The English Roses: Accent on Authenticity

The English Roses: Accent on Authenticity »Play Video

BOISE, Idaho (KBOI) - When Joyce Hickey makes tea, she starts with an instant-heat kettle. Anyone else would fill it with fresh water and, with the push of a button, be done with it.

But not Hickey.

Because the English way of making tea is a time-honored, and time-consuming, ritual.

"You have to warm the pot," she says, running a china teapot under a scalding bath that emanates from the kitchen faucet. "It's important because it infuses the tea with more flavor."

And then there's the matter of the tea. Normally she uses loose tea because you can adjust the amount to the volume of water and it leads to a more potent beverage. But loose tea is so very hard to find in Boise.

"We prefer PG Tips," she says, "when we can get it."
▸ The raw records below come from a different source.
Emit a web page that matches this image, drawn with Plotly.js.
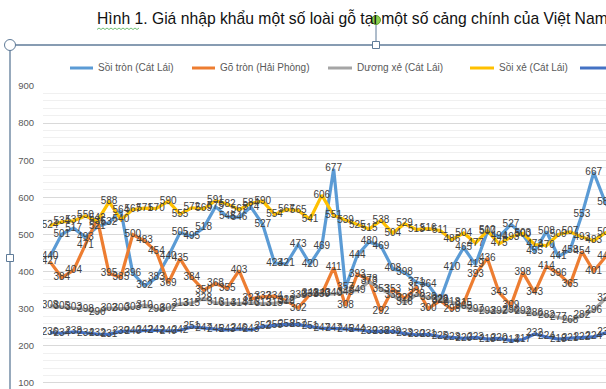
<!DOCTYPE html>
<html>
<head>
<meta charset="utf-8">
<script src="https://cdn.plot.ly/plotly-3.0.1.min.js"></script>
<style>
  html, body { margin: 0; padding: 0; background: #ffffff; }
  #chart { width: 606px; height: 389px; }
</style>
</head>
<body>
<div id="chart"></div>
<script>
// ---- data ----
const seriesNames = ["Sồi tròn (Cát Lái)", "Gõ tròn (Hải Phòng)", "Dương xẻ (Cát Lái)", "Sồi xẻ (Cát Lái)", "Thông xẻ (Cát Lái)"];
const soiTronCatLai = [440,501,517,493,521,532,564,396,362,383,440,505,495,518,575,548,546,574,527,423,421,473,420,469,677,357,444,480,469,408,398,371,364,322,410,465,419,507,494,527,500,455,508,441,458,553,667,585,540];
const goTronHaiPhong = [427,384,404,471,542,395,385,500,483,454,369,435,384,350,368,355,403,327,332,334,322,302,339,340,411,308,393,378,292,353,328,357,300,322,298,315,393,436,343,309,398,343,414,396,365,454,401,440,490];
const duongXeCatLai = [308,305,303,298,290,302,300,303,310,298,302,313,315,328,316,314,314,316,313,315,319,335,341,339,340,345,349,373,353,336,316,338,330,326,318,305,297,293,292,296,292,286,282,277,268,282,296,328,345];
const soiXeCatLai = [524,534,537,550,536,588,540,567,571,570,590,555,572,569,591,582,567,584,590,554,567,565,541,606,551,539,525,515,538,504,529,513,516,511,486,504,477,510,475,493,503,473,470,500,507,493,483,505,512];
const series5 = [236,234,238,234,232,231,239,240,242,242,240,242,251,247,245,243,246,243,252,255,258,257,251,247,247,245,244,239,238,239,233,230,231,225,223,220,223,218,220,214,217,232,224,218,221,222,224,235,240];
const yTickValues = [100,200,300,400,500,600,700,800,900];
const titleText = "Hình 1. Giá nhập khẩu một số loài gỗ tại một số cảng chính của Việt Nam";

// ---- styling ----
const colors = ["#5B9BD5", "#ED7D31", "#A5A5A5", "#FFC000", "#4472C4"];
const allSeries = [soiTronCatLai, goTronHaiPhong, duongXeCatLai, soiXeCatLai, series5];
const periods = soiTronCatLai.map((v, i) => i);
const FONT = "Liberation Sans, Arial, sans-serif";

const W = 606, H = 389;
const L = 43, R = 0, T = 85, B = 0;
const PW = W - L - R, PH = H - T - B;
const px = x => (x - L) / PW;
const py = y => 1 - (y - T) / PH;

const traces = [];
allSeries.forEach((vals, k) => {
  traces.push({
    x: periods, y: vals, type: "scatter", mode: "lines",
    line: { color: colors[k], width: 3.2, shape: "linear" },
    name: seriesNames[k], showlegend: false, hoverinfo: "skip"
  });
});
allSeries.forEach((vals, k) => {
  traces.push({
    x: periods, y: vals, type: "scatter", mode: "text",
    text: vals.map(String), textposition: "middle center",
    textfont: { family: FONT, size: 10, color: "#404040" },
    showlegend: false, hoverinfo: "skip", cliponaxis: true
  });
});

// ---- manual legend ----
const legendItems = [
  { x0: 70, x1: 93, tx: 96 },
  { x0: 192, x1: 215, tx: 218 },
  { x0: 328, x1: 352, tx: 355 },
  { x0: 470, x1: 494, tx: 497 },
  { x0: 580, x1: 606, tx: 612 }
];
const legY = 68;
const shapes = [];
const annotations = [];
legendItems.forEach((it, k) => {
  shapes.push({ type: "line", xref: "paper", yref: "paper",
    x0: px(it.x0), x1: px(it.x1), y0: py(legY), y1: py(legY),
    line: { color: colors[k], width: 3 } });
  annotations.push({ xref: "paper", yref: "paper", x: px(it.tx), y: py(legY),
    xanchor: "left", yanchor: "middle", showarrow: false, text: seriesNames[k],
    font: { family: FONT, size: 10, color: "#595959" } });
});

// ---- selection frame decoration (Word chart selected) ----
const frameColor = "#5f7b98";
shapes.push({ type: "line", xref: "paper", yref: "paper", x0: px(10), x1: px(606), y0: py(45), y1: py(45), line: { color: frameColor, width: 1.3 } });
shapes.push({ type: "line", xref: "paper", yref: "paper", x0: px(10), x1: px(10), y0: py(45), y1: py(389), line: { color: frameColor, width: 1.3 } });
shapes.push({ type: "line", xref: "paper", yref: "paper", x0: px(376), x1: px(376), y0: py(24), y1: py(42), line: { color: frameColor, width: 1 } });
shapes.push({ type: "circle", xref: "paper", yref: "paper", x0: px(4.5), x1: px(15.5), y0: py(39.5), y1: py(50.5), fillcolor: "#ffffff", line: { color: frameColor, width: 1 } });
shapes.push({ type: "rect", xref: "paper", yref: "paper", x0: px(372.5), x1: px(379.5), y0: py(41.5), y1: py(48.5), fillcolor: "#ffffff", line: { color: frameColor, width: 1 } });
shapes.push({ type: "rect", xref: "paper", yref: "paper", x0: px(6.5), x1: px(13.5), y0: py(254.5), y1: py(261.5), fillcolor: "#ffffff", line: { color: frameColor, width: 1 } });
shapes.push({ type: "circle", xref: "paper", yref: "paper", x0: px(371.5), x1: px(380.5), y0: py(15.5), y1: py(24.5), fillcolor: "#8ccf4d", line: { color: "#5e9e2e", width: 1 } });
// spell-check wavy underline under "Hình 1."
let wave = "M" + px(97) + "," + py(29.5);
for (let xx = 99, up = true; xx <= 139; xx += 2, up = !up) {
  wave += " L" + px(xx) + "," + py(up ? 28 : 29.5);
}
shapes.push({ type: "path", xref: "paper", yref: "paper", path: wave, line: { color: "#4caf50", width: 0.8 } });

const layout = {
  width: W, height: H,
  margin: { l: L, r: R, t: T, b: B, pad: 0 },
  paper_bgcolor: "#ffffff", plot_bgcolor: "#ffffff",
  showlegend: false,
  title: { text: titleText, x: 97 / W, xanchor: "left", y: 1 - 19 / H, yanchor: "middle",
    font: { family: FONT, size: 15.7, color: "#111111" } },
  xaxis: { range: [-0.59, 47.04], showgrid: false, zeroline: false, showticklabels: false, showline: false, ticks: "" },
  yaxis: { range: [83.8, 902.7], tickvals: yTickValues, ticktext: yTickValues.map(String),
    showgrid: true, gridcolor: "#d9d9d9", gridwidth: 1, zeroline: false, showline: false, ticks: "",
    ticklabelstandoff: 8,
    tickfont: { family: FONT, size: 9.5, color: "#595959" },
    minor: { dtick: 20, tick0: 0, showgrid: true, gridcolor: "#f0f0f0", gridwidth: 1, ticks: "" } },
  shapes: shapes,
  annotations: annotations
};

Plotly.newPlot("chart", traces, layout, { staticPlot: true, displayModeBar: false });
</script>
</body>
</html>
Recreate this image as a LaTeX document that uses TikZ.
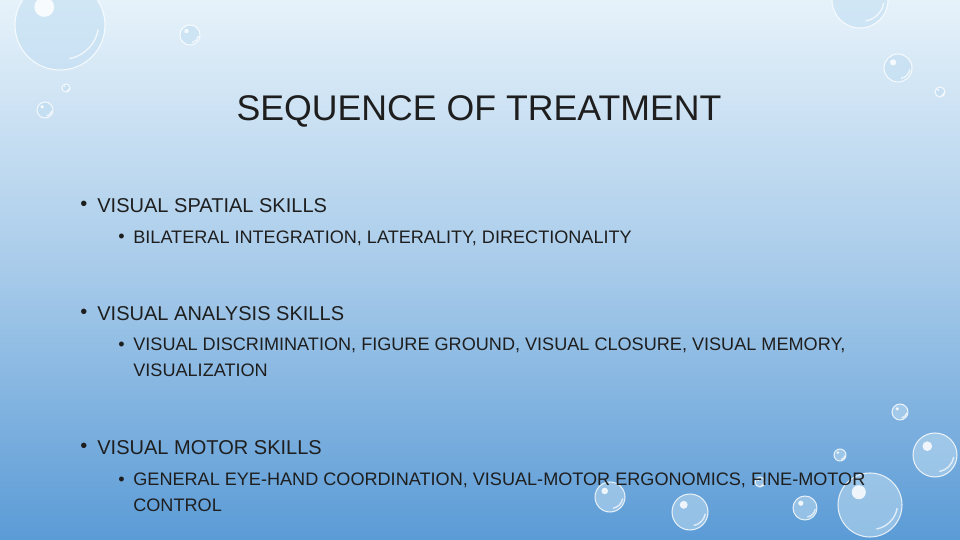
\documentclass[tikz,border=0pt]{standalone}
\usepackage{fontspec}
\setmainfont{Liberation Sans}
\definecolor{bgtop}{HTML}{E6F2FA}
\definecolor{bgbot}{HTML}{5B9BD6}
\definecolor{ink}{HTML}{1E1E1E}
\definecolor{dropc}{HTML}{BFDDF2}
\tikzset{
  lvlone/.style={anchor=west, text=ink, font=\fontsize{11.4}{13}\selectfont, inner sep=0pt},
  lvltwo/.style={anchor=west, text=ink, font=\fontsize{10.3}{14.7}\selectfont, inner sep=0pt, align=left},
  drop/.style={fill=dropc, fill opacity=0.55, draw=white, draw opacity=0.8, line width=0.6pt},
  shine/.style={fill=white, fill opacity=0.85}
}
\newcommand{\waterdrop}[3]{% x, y, r
  \draw[drop] (#1,#2) circle (#3);
  \fill[shine] (#1-0.35*#3,#2-0.4*#3) circle (0.22*#3);
  \draw[white, opacity=0.7, line width=0.8pt] (#1+0.2*#3,#2+0.75*#3) arc (80:10:0.8*#3);
}
\begin{document}
\begin{tikzpicture}[x=0.02cm, y=-0.02cm]
  \useasboundingbox (0,0) rectangle (960,540);
  \shade[top color=bgtop, bottom color=bgbot, middle color=bgtop!55!bgbot] (0,0) rectangle (960,540);
  % drops top
  \waterdrop{60}{25}{45}
  \waterdrop{190}{35}{10}
  \waterdrop{45}{110}{8}
  \waterdrop{66}{88}{4}
  \waterdrop{860}{0}{28}
  \waterdrop{898}{68}{14}
  \waterdrop{940}{92}{5}
  % drops bottom right
  \waterdrop{935}{455}{22}
  \waterdrop{900}{412}{8}
  \waterdrop{840}{455}{6}
  \waterdrop{870}{505}{32}
  \waterdrop{805}{508}{12}
  \waterdrop{690}{512}{18}
  \waterdrop{610}{497}{15}
  \waterdrop{760}{482}{5}
  \node[text=ink, font=\fontsize{20.3}{24}\selectfont] (title) at (479,111) {SEQUENCE OF TREATMENT};
  \node[lvlone] (bulA) at (80,206) {•};
  \node[lvlone] (itA) at (97,206) {VISUAL SPATIAL SKILLS};
  \node[lvltwo] (bulAa) at (118,238) {•};
  \node[lvltwo] (itAa) at (133,238) {BILATERAL INTEGRATION, LATERALITY, DIRECTIONALITY};
  \node[lvlone] (bulB) at (80,314) {•};
  \node[lvlone] (itB) at (97,314) {VISUAL ANALYSIS SKILLS};
  \node[lvltwo] (bulBa) at (118,346) {•};
  \node[lvltwo, anchor=north west] (itBa) at (133,338) {VISUAL DISCRIMINATION, FIGURE GROUND, VISUAL CLOSURE, VISUAL MEMORY,\\VISUALIZATION};
  \node[lvlone] (bulC) at (80,448) {•};
  \node[lvlone] (itC) at (97,448) {VISUAL MOTOR SKILLS};
  \node[lvltwo] (bulCa) at (118,481) {•};
  \node[lvltwo, anchor=north west] (itCa) at (133,473) {GENERAL EYE-HAND COORDINATION, VISUAL-MOTOR ERGONOMICS, FINE-MOTOR\\CONTROL};
\end{tikzpicture}
\end{document}
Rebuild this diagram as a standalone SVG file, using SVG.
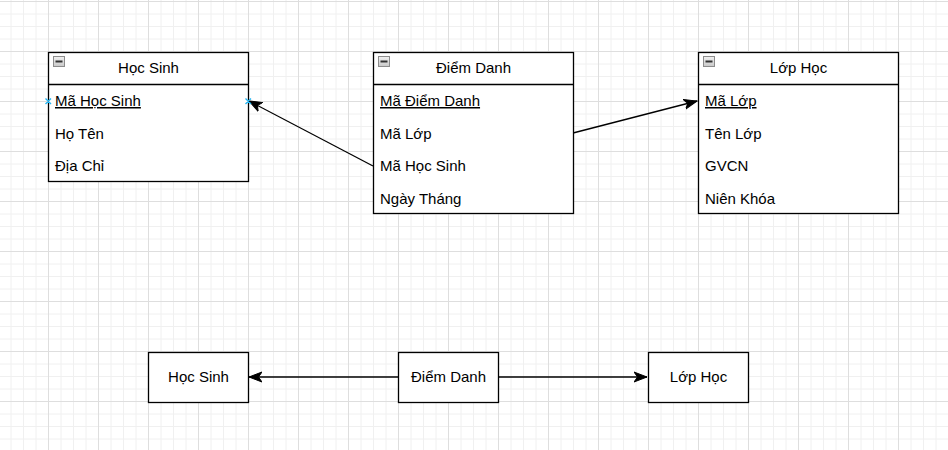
<svg xmlns="http://www.w3.org/2000/svg" width="948" height="450" viewBox="0 0 948 450">
<style>
.t{font-family:"Liberation Sans",Arial,sans-serif;font-size:15px;fill:#000}
.c{text-anchor:middle}
.box{fill:#fff;stroke:#000;stroke-width:1.3}
.sep{stroke:#000;stroke-width:1.3}
.ul{text-decoration:underline}
.edge{fill:none;stroke:#000;stroke-width:1.3}
.mk{fill:none;stroke:#29b6f2;stroke-width:1.4}
</style>
<defs>
<pattern id="grid" patternUnits="userSpaceOnUse" x="-2" y="1" width="50" height="50">
<path d="M13,0V50M25.5,0V50M38,0V50M0,13H50M0,25.5H50M0,38H50" stroke="#f0f0f0" stroke-width="1"/>
<path d="M0.5,0V50M0,0.5H50" stroke="#dedede" stroke-width="1"/>
</pattern>
<linearGradient id="ig" x1="0" y1="0" x2="0" y2="1">
<stop offset="0" stop-color="#f2f2f2"/><stop offset="1" stop-color="#c8c8c8"/>
</linearGradient>
<g id="icon">
<rect x="0.5" y="0.5" width="11" height="10" fill="url(#ig)" stroke="#8c8c8c"/>
<rect x="2.5" y="4.5" width="7" height="2" fill="#333"/>
</g>
<marker id="arr" markerUnits="userSpaceOnUse" markerWidth="16" markerHeight="14" refX="13" refY="6" orient="auto">
<path d="M0,1 L13,6 L0,11 L3.5,6 Z" fill="#000" stroke="#000" stroke-width="1"/>
</marker>
</defs>
<rect width="948" height="450" fill="#fff"/>
<rect width="948" height="450" fill="url(#grid)"/>

<g id="connectors">
<line class="edge" x1="373" y1="166" x2="249" y2="101" marker-end="url(#arr)"/>
<line class="edge" x1="573" y1="133" x2="697" y2="101" marker-end="url(#arr)"/>
<line class="edge" x1="398" y1="377" x2="249" y2="377" marker-end="url(#arr)"/>
<line class="edge" x1="498" y1="377" x2="647" y2="377" marker-end="url(#arr)"/>
</g>

<g id="hocsinh-table">
<rect class="box" x="48.5" y="52.5" width="200" height="129"/>
<line class="sep" x1="48.5" y1="84.5" x2="248.5" y2="84.5"/>
<use href="#icon" x="53" y="56"/>
<text class="t c" x="148.5" y="72.5">Học Sinh</text>
<text class="t ul" x="55" y="106">Mã Học Sinh</text>
<text class="t" x="55" y="138.5">Họ Tên</text>
<text class="t" x="55" y="171">Địa Chỉ</text>
<path class="mk" d="M45.5,98.5L51,104M51,98.5L45.5,104M245.5,98.5L251,104M251,98.5L245.5,104"/>
</g>

<g id="diemdanh-table">
<rect class="box" x="373.5" y="52.5" width="200" height="161"/>
<line class="sep" x1="373.5" y1="84.5" x2="573.5" y2="84.5"/>
<use href="#icon" x="378" y="56"/>
<text class="t c" x="473.5" y="72.5">Điểm Danh</text>
<text class="t ul" x="380" y="106">Mã Điểm Danh</text>
<text class="t" x="380" y="138.5">Mã Lớp</text>
<text class="t" x="380" y="171">Mã Học Sinh</text>
<text class="t" x="380" y="203.5">Ngày Tháng</text>
</g>

<g id="lophoc-table">
<rect class="box" x="698.5" y="52.5" width="200" height="161"/>
<line class="sep" x1="698.5" y1="84.5" x2="898.5" y2="84.5"/>
<use href="#icon" x="703" y="56"/>
<text class="t c" x="798.5" y="72.5">Lớp Học</text>
<text class="t ul" x="705" y="106">Mã Lớp</text>
<text class="t" x="705" y="138.5">Tên Lớp</text>
<text class="t" x="705" y="171">GVCN</text>
<text class="t" x="705" y="203.5">Niên Khóa</text>
</g>

<g id="hocsinh-box">
<rect class="box" x="148.5" y="352.5" width="100" height="50"/>
<text class="t c" x="198.5" y="382">Học Sinh</text>
</g>
<g id="diemdanh-box">
<rect class="box" x="398.5" y="352.5" width="100" height="50"/>
<text class="t c" x="448.5" y="382">Điểm Danh</text>
</g>
<g id="lophoc-box">
<rect class="box" x="648.5" y="352.5" width="100" height="50"/>
<text class="t c" x="698.5" y="382">Lớp Học</text>
</g>
</svg>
Hickey has opened her elegant Foothills home to a reporter wanting to know more about the "Daughters of the British Empire," or DBE, a Treasure Valley charitable group that Hickey resurrected in 2000 after the group disbanded decades ago.

"We have about fifty members in two chapters," she says, smoothing her dress, a deep royal blue set off by a tri-color ribbon that identifies Hickey as a DBE member.

Her regal bearing and her cultured speech draw notice everywhere she goes, sometimes to her chagrin.

"I had a lady, an American, come up to me one day and say, 'Oh, I just loved visiting England and my favorite part of England was Loch Lomond, which, of course, isn't in England," she says with a chuckle.

She understands the interest of Americans, especially in a year when all of Britain is celebrating the 60th anniversary of Queen Elizabeth's coronation.

"I was in high school when she was suddenly summoned from Kenya because her father had died. I remember it very, very clearly." (Note: King George VI was the subject of the Oscar-winning movie "The King's Speech," detailing his excruciating battle to overcome an embarrassing stutter.)

Hickey has been joined by two other members of the DBE, Kim Lock, the publicist for the group and vice-regent, and a dear friend, Maureen Sellers. The three woman have an easy rapport, cemented no doubt by their British roots and a shared sense of "we were dragged here by significant others."

Lock talks of the first few weeks of adjusting to bone-dry Boise after the lush life in England.

"I was a runner at the time," she says with a shy grin. "I remember running in the foothills and saying, 'Oh my goodness, what am I doing here?' But very soon I came to love Boise and I absolutely love being here."

Sellers arrived in 1969 from Canada to work alongside her husband at Simplot. The difference between her new life and the old one was shocking.

"I only lived 45 miles from London. If I wanted to go shopping, I would go to London. They didn't have anything in Boise," Sellers explains.

It didn't help that she and her husband settled on some property far from town. Mingling with neighbors wasn't an option. She's grateful now to have the camaraderie of like-minded women.

"They understand where you come from and that's a comfort because you don't often mix with the British when you're over here."

The DBE holds several fund-raisers throughout the year, and all in the service of four British homes for the aged. Think domestics like those in the hit Brit series "Downton Abbey."

"It's very nice to raise funds to keep them in comfort while they're suffering in old age," Sellers says with a smile.

The women walk outside to admire Hickey's rose garden, one planted with several varieties, including the Queen Elizabeth Rose. The patent ran out long ago, so Hickey gets them cheaply. But she admires them mostly for the way they send out long stems.

They better fit the vases that populate her living room, a tasteful space in shades of yellow and clotted cream and one with a commanding view of the Treasure Valley.

As the afternoon heat rises from the valley floor, the talk inevitably turns to all matters royal, especially the Queen's 60th Anniversary Year.  The women are unapologetic royalists. Largely because Elizabeth has never set a foot wrong as monarch.

Lock sums it up best in focusing on the Queen's devotion to country.

"I think the reason she's staying in the throne and not abdicating is because she has an amazing sense of duty." The others nod in agreement.

They're also approving of the Royal Couple, a pairing so popular that most Brits just call them simply "Will & Kate," like you would a favorite TV show. In fact, the young newlyweds are the stars of their own ongoing mini-drama, punctuated by almost daily briefings about Kate's pregnancy.

"They're a very young couple," Hickey says approvingly, almost like a proud grandmother.

"The Queen was always whisked off and had to leave her children. They won't do that today, I believe."

By now it's tea time. Hickey slips into the kitchen to make sure the scones are ready. It's not enough that the tea be hot, she has to serve a sweet as part of the ritual. She has made them herself, small round confections the color of wheat.

Ordinarily, she would transfer the jam to an elegant serving dish, but a TV crew can't wait. So she elects to do the expedient thing and spoon it onto the scones.

"It's coming right from the jam jar, girls," she says laughing.

Despite the faux pas, count on the fact that, in the Treasure Valley, if these women have their way, there will always be an England.